The chairman of the ABC has defended the public broadcaster’s role in the Australian media industry.
Justin Milne has only been in the role for a matter of months, but in an address at Parliament House this evening, he hit back at criticism the ABC is harming the fortunes of Australia’s media empires.
His comments follow a deal between the Coalition and One Nation on the Government’s shake-up of media ownership regulations.
The support of Pauline Hanson’s party came only with concessions from Communications Minister Mitch Fifield on greater scrutiny of the ABC.
Commercial media executives have accused the taxpayer-funded media organisation of aggressive expansion, claiming it had eaten away at their market share and advertising revenue.
“As one of the world’s most successful democracies, Australia has benefitted from a dual media system for 85 years, with public broadcasting existing alongside commercial media,” Mr Milne said.
“This media environment has ensured vibrancy and diversity, for the good of all Australians.
“And while I am sympathetic to the concerns of the commercial sector as it seeks new business models in a severely disrupted media landscape, criticising the ABC is not the solution to their problems.”
‘The nation needs a strong public broadcaster’
Mr Milne cited concerns raised when the then Australian Broadcasting Commission was first created in 1932.
“The then media barons opposed the ABC’s entry to radio on the basis it would destroy their commercial stations.

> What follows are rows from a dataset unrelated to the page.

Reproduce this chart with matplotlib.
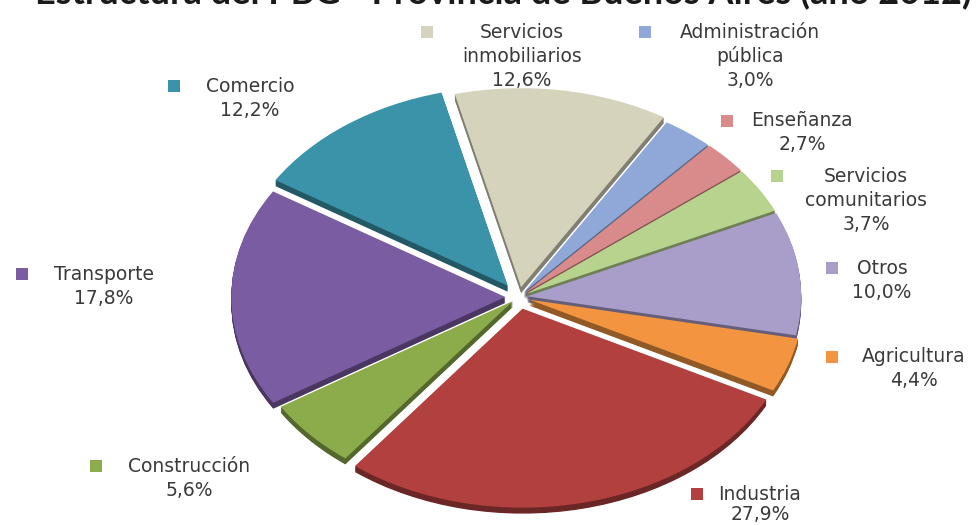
import matplotlib.pyplot as plt
import matplotlib.colors as mcolors
import numpy as np

plt.rcParams["font.family"] = ["DejaVu Sans"]

# PBG structure by sector, clockwise from the top
sectors = ["Servicios\ninmobiliarios", "Administración\npública", "Enseñanza",
           "Servicios\ncomunitarios", "Otros", "Agricultura", "Industria",
           "Construcción", "Transporte", "Comercio"]
shares = [12.6, 3.0, 2.7, 3.7, 10.0, 4.4, 27.9, 5.6, 17.8, 12.2]
pct_labels = ["12,6%", "3,0%", "2,7%", "3,7%", "10,0%", "4,4%", "27,9%",
              "5,6%", "17,8%", "12,2%"]
title = "Estructura del PBG - Provincia de Buenos Aires (año 2012)"

colors = ["#d6d3bd", "#8fa8d8", "#d98a8a", "#b8d38e", "#a99dc9",
          "#f29440", "#b2403f", "#8cab4b", "#7a5ca3", "#3b93a9"]
explode = [0.05, 0.03, 0.03, 0.03, 0.03, 0.04, 0.06, 0.03, 0.05, 0.07]

# label layout in pixels: square x, text centre x, first line y
sq_x = [427, 645, 727, 777, 832, 832, 697, 96, 22, 174]
name_x = [522, 750, 802, 866, 882, 914, 760, 189, 104, 250]
line_y = [32, 32, 121, 176, 268, 357, 494, 466, 274, 86]

W, H = 980, 525
fig = plt.figure(figsize=(W / 100, H / 100), dpi=100)
fig.patch.set_facecolor("white")

# pie axes: radius 1 -> rx px wide, ry px tall (tilted look)
ax = fig.add_axes([0, 0, 1, 1])
cx, cy, rx, ry = 519, 297, 274, 199

depth = 0.03
side_colors = [tuple(np.array(mcolors.to_rgb(c)) * 0.6) for c in colors]
for d in np.linspace(depth, 0.004, 8):
    ax.pie(shares, colors=side_colors, explode=explode, startangle=104,
           counterclock=False, center=(0, -d),
           wedgeprops=dict(linewidth=0))
ax.pie(shares, colors=colors, explode=explode, startangle=104,
       counterclock=False, center=(0, 0),
       wedgeprops=dict(linewidth=0))
ax.set_aspect("auto")
ax.set_xlim(-cx / rx, (W - cx) / rx)
ax.set_ylim(-(H - cy) / ry, cy / ry)
ax.axis("off")

# overlay in pixel coordinates for labels and title
ov = fig.add_axes([0, 0, 1, 1])
ov.set_xlim(0, W)
ov.set_ylim(H, 0)
ov.axis("off")
ov.patch.set_alpha(0)

txt = "#3a3a3a"
step = 24
for name, pct, c, sx, nx, y in zip(sectors, pct_labels, colors,
                                   sq_x, name_x, line_y):
    ov.scatter([sx], [y], marker="s", s=80, color=c, linewidths=0)
    lines = name.split("\n")
    for i, ln in enumerate(lines):
        ov.text(nx, y + i * step, ln, ha="center", va="center",
                fontsize=13.5, color=txt)
    ov.text(nx, min(y + len(lines) * step, 515), pct, ha="center",
            va="center", fontsize=13.5, color=txt)

ov.text(503, 4, title, ha="center", va="baseline", fontsize=26,
        fontweight="bold", color="#1a1a1a", family="Lato")

fig.savefig("out.png", dpi=100)
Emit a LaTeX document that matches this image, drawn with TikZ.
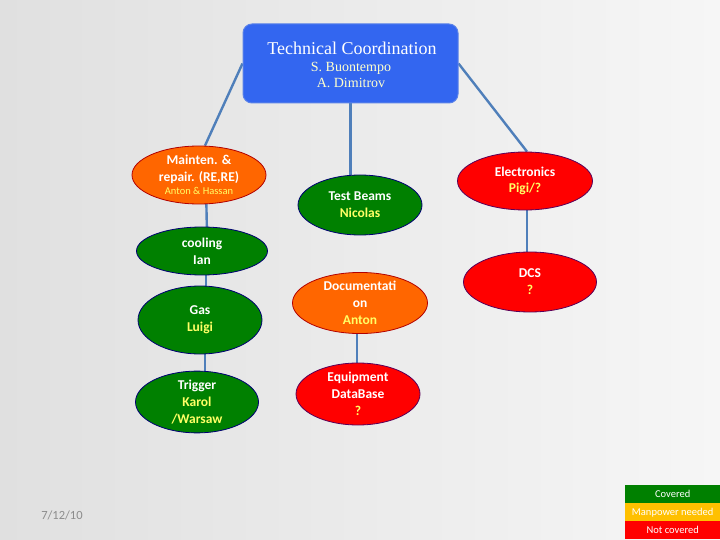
\documentclass[tikz,border=0pt]{standalone}
\usepackage{fontspec}
\setmainfont{Liberation Serif}
\newfontfamily\calfont{Carlito}
\usetikzlibrary{shapes.geometric,calc}
\pgfdeclarelayer{back}
\pgfdeclarelayer{links}
\pgfsetlayers{back,links,main}
\definecolor{bgA}{HTML}{E0E0E0}
\definecolor{bgB}{HTML}{F6F6F6}
\definecolor{topblue}{HTML}{3366F0}
\definecolor{topedge}{HTML}{5A82E8}
\definecolor{conn}{HTML}{4F7FBA}
\definecolor{orgfill}{HTML}{FF6600}
\definecolor{grnfill}{HTML}{008000}
\definecolor{redfill}{HTML}{FF0000}
\definecolor{ambfill}{HTML}{FFC000}
\definecolor{namey}{HTML}{FFFF66}
\definecolor{subt}{HTML}{FFFFCC}
\definecolor{dategray}{HTML}{8C8C8C}
\tikzset{
  x=1pt,y=-1pt,
  blob/.style={ellipse, inner sep=0pt, line width=0.8pt, align=center,
    text=white, font=\calfont\bfseries\fontsize{13.5}{16.8}\selectfont},
  orgblob/.style={blob, fill=orgfill, draw=red!70!black},
  grnblob/.style={blob, fill=grnfill, draw=blue!45!black},
  redblob/.style={blob, fill=redfill, draw=violet!70!black},
  conline/.style={draw=conn, line width=2.4pt},
  leg/.style={minimum width=95pt, minimum height=18pt, inner sep=0pt,
    anchor=north west, text=white, font=\calfont\fontsize{10.5}{11}\selectfont}
}
\newcommand{\nm}[1]{\textcolor{namey}{#1}}
\begin{document}
\begin{tikzpicture}
\begin{pgfonlayer}{back}
\shade[left color=bgA, right color=bgB] (0,0) rectangle (720,540);
\end{pgfonlayer}
\useasboundingbox (0,0) rectangle (720,540);

\node[draw=topedge, line width=1pt, fill=topblue, rounded corners=9pt,
      minimum width=215pt, minimum height=79pt, inner sep=0pt]
  (top) at (350.5,63.5) {};
\node[text=white, font=\fontsize{18}{20}\selectfont] (toptitle) at (352,48) {Technical Coordination};
\node[text=subt, font=\fontsize{14}{16}\selectfont, align=center] (topsub) at (351,75) {S. Buontempo\\A. Dimitrov};

\node[orgblob, minimum width=134pt, minimum height=58pt] (maint) at (199,175)
  {Mainten. \&\\repair. (RE,RE)\\[-3pt]{\fontsize{10.5}{12}\selectfont\mdseries\nm{Anton \& Hassan}}};
\node[grnblob, minimum width=124pt, minimum height=60pt] (tb) at (360,205)
  {Test Beams\\\nm{Nicolas}};
\node[redblob, minimum width=135pt, minimum height=58pt] (elec) at (525,181)
  {Electronics\\\nm{Pigi/?}};
\node[grnblob, minimum width=131pt, minimum height=48pt] (cool) at (202,251)
  {cooling\\Ian};
\node[grnblob, minimum width=124pt, minimum height=68pt] (gas) at (200,320)
  {Gas\\\nm{Luigi}};
\node[grnblob, minimum width=123pt, minimum height=60pt] (trig) at (197,402)
  {Trigger\\\nm{Karol}\\\nm{/Warsaw}};
\node[orgblob, minimum width=135pt, minimum height=57pt] (doc) at (360,303)
  {Documentati\\on\\\nm{Anton}};
\node[redblob, minimum width=124pt, minimum height=62pt] (equip) at (358,394)
  {Equipment\\DataBase\\\nm{?}};
\node[redblob, minimum width=133pt, minimum height=60pt] (dcs) at (530,282)
  {DCS\\\nm{?}};

\begin{pgfonlayer}{links}
\path[conline] (top.west) -- ($(maint.north)+(6,0)$);
\path[conline] (top.south) -- (top.south |- tb.north);
\path[conline] (top.east) -- ($(elec.north)+(2,0)$);
\path[conline] ($(maint.north)+(7,40)$) -- ($(cool.north)+(5,8)$);
\path[conline] ($(cool.south)+(4,-8)$) -- ($(gas.north)+(6,8)$);
\path[conline] ($(gas.south)+(5,-8)$) -- ($(trig.north)+(8,8)$);
\path[conline] ($(elec.south)+(2,-8)$) -- ($(dcs.north)+(-3,8)$);
\path[conline] ($(doc.south)+(-3,-8)$) -- ($(equip.north)+(-1,8)$);
\end{pgfonlayer}

\node[leg, fill=grnfill] (lc) at (625,485) {Covered};
\node[leg, fill=ambfill] (lm) at (625,503) {Manpower needed};
\node[leg, fill=redfill] (ln) at (625,521) {Not covered};

\node[text=dategray, font=\calfont\fontsize{12.5}{14}\selectfont] (date) at (62,515) {7/12/10};
\end{tikzpicture}
\end{document}
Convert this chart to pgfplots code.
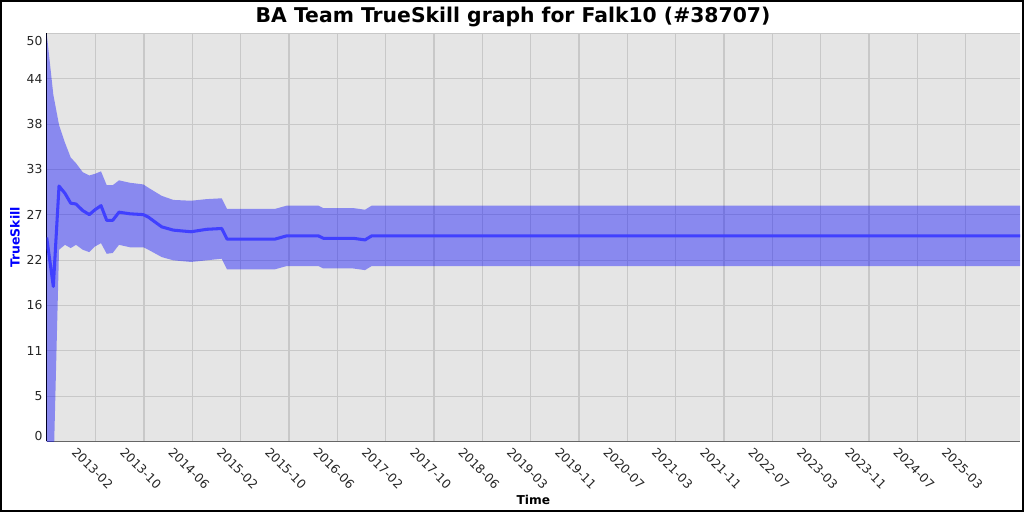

It didn’t,” he said.
“The same occurred with the advent of television in the 1950s. And the same again in the 1990s when the ABC was mandated by government to use the internet as a means of extending it’s trusted, independent and impartial voice to new audiences over new platforms.”
One Nation has attacked the ABC for what it has described as a vendetta against its party, and said it has embraced a left-leaning ideology.
It has demanded the public broadcaster spend more money in regional Australia, and that the words “fair and balanced” are included in its charter.
Mr Milne argued the public broadcaster still held an important place in Australia’s society.
“Over 85 per cent of Australians trust the ABC above all other media businesses and believe strongly in its value as a source of truth and information that others simply don’t provide: science, the arts, religion, philosophy, education, not to mention our expanding regional and rural coverage in 48 different centres around Australia.
“These are difficult things to find in advertising-driven media.
“I believe that in the modern environment — of fragmenting audiences, of the clamour about fake news, the erosion of national boundaries and the decline and consolidation of commercial media — the one incontestable fact is that now, more than ever, the nation needs a strong independent and trustworthy public broadcaster.”